◆ Problem description ◆
Output all the data exactly. Pictures do not belong in the copy.

_ _ _ _ _

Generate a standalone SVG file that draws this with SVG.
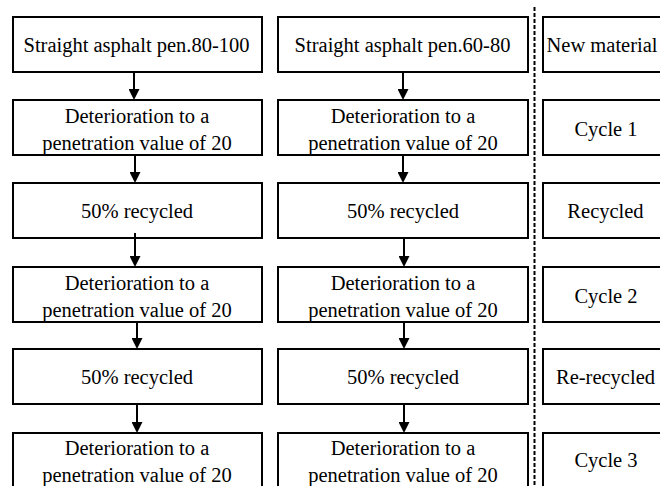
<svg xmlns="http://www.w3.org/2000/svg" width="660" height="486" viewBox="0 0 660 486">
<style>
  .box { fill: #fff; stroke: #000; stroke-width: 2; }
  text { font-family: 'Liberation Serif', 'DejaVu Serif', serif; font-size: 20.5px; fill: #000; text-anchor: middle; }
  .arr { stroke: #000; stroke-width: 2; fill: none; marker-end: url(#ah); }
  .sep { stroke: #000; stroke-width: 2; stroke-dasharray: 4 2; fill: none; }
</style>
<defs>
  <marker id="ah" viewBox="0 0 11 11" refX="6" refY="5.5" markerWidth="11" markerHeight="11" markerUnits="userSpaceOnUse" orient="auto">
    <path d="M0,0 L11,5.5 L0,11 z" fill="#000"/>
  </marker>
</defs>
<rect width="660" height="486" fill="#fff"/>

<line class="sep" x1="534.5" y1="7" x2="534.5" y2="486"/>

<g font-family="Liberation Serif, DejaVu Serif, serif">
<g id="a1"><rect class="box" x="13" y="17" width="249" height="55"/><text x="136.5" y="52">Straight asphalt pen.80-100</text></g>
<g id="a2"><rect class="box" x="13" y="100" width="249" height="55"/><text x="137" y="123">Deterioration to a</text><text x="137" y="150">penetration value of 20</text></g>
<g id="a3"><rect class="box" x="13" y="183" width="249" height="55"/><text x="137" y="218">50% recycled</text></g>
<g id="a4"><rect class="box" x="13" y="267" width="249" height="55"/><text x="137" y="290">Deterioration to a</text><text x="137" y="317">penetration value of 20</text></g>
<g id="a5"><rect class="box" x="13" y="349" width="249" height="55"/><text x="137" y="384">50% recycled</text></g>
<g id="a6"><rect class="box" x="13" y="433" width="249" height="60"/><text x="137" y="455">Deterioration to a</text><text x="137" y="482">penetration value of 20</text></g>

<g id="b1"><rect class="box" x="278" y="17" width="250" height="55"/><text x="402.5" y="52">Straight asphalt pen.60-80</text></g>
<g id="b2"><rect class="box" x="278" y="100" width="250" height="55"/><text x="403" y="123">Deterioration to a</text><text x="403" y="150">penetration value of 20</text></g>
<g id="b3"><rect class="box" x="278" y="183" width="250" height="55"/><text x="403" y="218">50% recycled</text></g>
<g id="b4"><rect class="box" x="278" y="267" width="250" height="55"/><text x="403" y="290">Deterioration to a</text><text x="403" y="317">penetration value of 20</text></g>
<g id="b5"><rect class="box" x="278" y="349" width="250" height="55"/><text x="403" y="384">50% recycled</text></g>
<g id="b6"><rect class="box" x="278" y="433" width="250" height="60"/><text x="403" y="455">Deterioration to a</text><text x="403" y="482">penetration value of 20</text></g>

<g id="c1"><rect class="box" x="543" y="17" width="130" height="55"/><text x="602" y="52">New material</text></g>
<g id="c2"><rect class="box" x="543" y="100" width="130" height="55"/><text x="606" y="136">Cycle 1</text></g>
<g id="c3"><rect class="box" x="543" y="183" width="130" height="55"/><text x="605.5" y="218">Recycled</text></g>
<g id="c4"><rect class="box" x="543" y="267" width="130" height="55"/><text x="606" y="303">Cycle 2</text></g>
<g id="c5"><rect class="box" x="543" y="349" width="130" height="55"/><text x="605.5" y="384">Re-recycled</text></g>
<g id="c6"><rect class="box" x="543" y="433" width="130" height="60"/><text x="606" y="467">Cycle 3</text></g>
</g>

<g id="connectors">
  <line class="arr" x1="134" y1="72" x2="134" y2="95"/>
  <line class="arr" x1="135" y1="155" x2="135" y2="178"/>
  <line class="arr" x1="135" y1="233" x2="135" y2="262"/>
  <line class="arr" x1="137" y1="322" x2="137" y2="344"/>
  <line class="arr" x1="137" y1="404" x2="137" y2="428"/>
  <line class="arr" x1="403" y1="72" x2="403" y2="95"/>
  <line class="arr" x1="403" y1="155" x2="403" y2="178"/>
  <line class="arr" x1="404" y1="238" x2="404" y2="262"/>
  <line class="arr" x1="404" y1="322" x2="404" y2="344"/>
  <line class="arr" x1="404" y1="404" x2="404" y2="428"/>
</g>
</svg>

_ _ _ _ _

◆ Result of this task ◆
Generate a standalone SVG file that draws this with SVG.
<svg xmlns="http://www.w3.org/2000/svg" width="660" height="486" viewBox="0 0 660 486">
<style>
  .box { fill: #fff; stroke: #000; stroke-width: 2; }
  text { font-family: 'Liberation Serif', 'DejaVu Serif', serif; font-size: 20.5px; fill: #000; text-anchor: middle; }
  .arr { stroke: #000; stroke-width: 2; fill: none; marker-end: url(#ah); }
  .sep { stroke: #000; stroke-width: 2; stroke-dasharray: 4 2; fill: none; }
</style>
<defs>
  <marker id="ah" viewBox="0 0 11 11" refX="6" refY="5.5" markerWidth="11" markerHeight="11" markerUnits="userSpaceOnUse" orient="auto">
    <path d="M0,0 L11,5.5 L0,11 z" fill="#000"/>
  </marker>
</defs>
<rect width="660" height="486" fill="#fff"/>

<line class="sep" x1="534.5" y1="7" x2="534.5" y2="486"/>

<g font-family="Liberation Serif, DejaVu Serif, serif">
<g id="a1"><rect class="box" x="13" y="17" width="249" height="55"/><text x="136.5" y="52">Straight asphalt pen.80-100</text></g>
<g id="a2"><rect class="box" x="13" y="100" width="249" height="55"/><text x="137" y="123">Deterioration to a</text><text x="137" y="150">penetration value of 20</text></g>
<g id="a3"><rect class="box" x="13" y="183" width="249" height="55"/><text x="137" y="218">50% recycled</text></g>
<g id="a4"><rect class="box" x="13" y="267" width="249" height="55"/><text x="137" y="290">Deterioration to a</text><text x="137" y="317">penetration value of 20</text></g>
<g id="a5"><rect class="box" x="13" y="349" width="249" height="55"/><text x="137" y="384">50% recycled</text></g>
<g id="a6"><rect class="box" x="13" y="433" width="249" height="60"/><text x="137" y="455">Deterioration to a</text><text x="137" y="482">penetration value of 20</text></g>

<g id="b1"><rect class="box" x="278" y="17" width="250" height="55"/><text x="402.5" y="52">Straight asphalt pen.60-80</text></g>
<g id="b2"><rect class="box" x="278" y="100" width="250" height="55"/><text x="403" y="123">Deterioration to a</text><text x="403" y="150">penetration value of 20</text></g>
<g id="b3"><rect class="box" x="278" y="183" width="250" height="55"/><text x="403" y="218">50% recycled</text></g>
<g id="b4"><rect class="box" x="278" y="267" width="250" height="55"/><text x="403" y="290">Deterioration to a</text><text x="403" y="317">penetration value of 20</text></g>
<g id="b5"><rect class="box" x="278" y="349" width="250" height="55"/><text x="403" y="384">50% recycled</text></g>
<g id="b6"><rect class="box" x="278" y="433" width="250" height="60"/><text x="403" y="455">Deterioration to a</text><text x="403" y="482">penetration value of 20</text></g>

<g id="c1"><rect class="box" x="543" y="17" width="130" height="55"/><text x="602" y="52">New material</text></g>
<g id="c2"><rect class="box" x="543" y="100" width="130" height="55"/><text x="606" y="136">Cycle 1</text></g>
<g id="c3"><rect class="box" x="543" y="183" width="130" height="55"/><text x="605.5" y="218">Recycled</text></g>
<g id="c4"><rect class="box" x="543" y="267" width="130" height="55"/><text x="606" y="303">Cycle 2</text></g>
<g id="c5"><rect class="box" x="543" y="349" width="130" height="55"/><text x="605.5" y="384">Re-recycled</text></g>
<g id="c6"><rect class="box" x="543" y="433" width="130" height="60"/><text x="606" y="467">Cycle 3</text></g>
</g>

<g id="connectors">
  <line class="arr" x1="134" y1="72" x2="134" y2="95"/>
  <line class="arr" x1="135" y1="155" x2="135" y2="178"/>
  <line class="arr" x1="135" y1="233" x2="135" y2="262"/>
  <line class="arr" x1="137" y1="322" x2="137" y2="344"/>
  <line class="arr" x1="137" y1="404" x2="137" y2="428"/>
  <line class="arr" x1="403" y1="72" x2="403" y2="95"/>
  <line class="arr" x1="403" y1="155" x2="403" y2="178"/>
  <line class="arr" x1="404" y1="238" x2="404" y2="262"/>
  <line class="arr" x1="404" y1="322" x2="404" y2="344"/>
  <line class="arr" x1="404" y1="404" x2="404" y2="428"/>
</g>
</svg>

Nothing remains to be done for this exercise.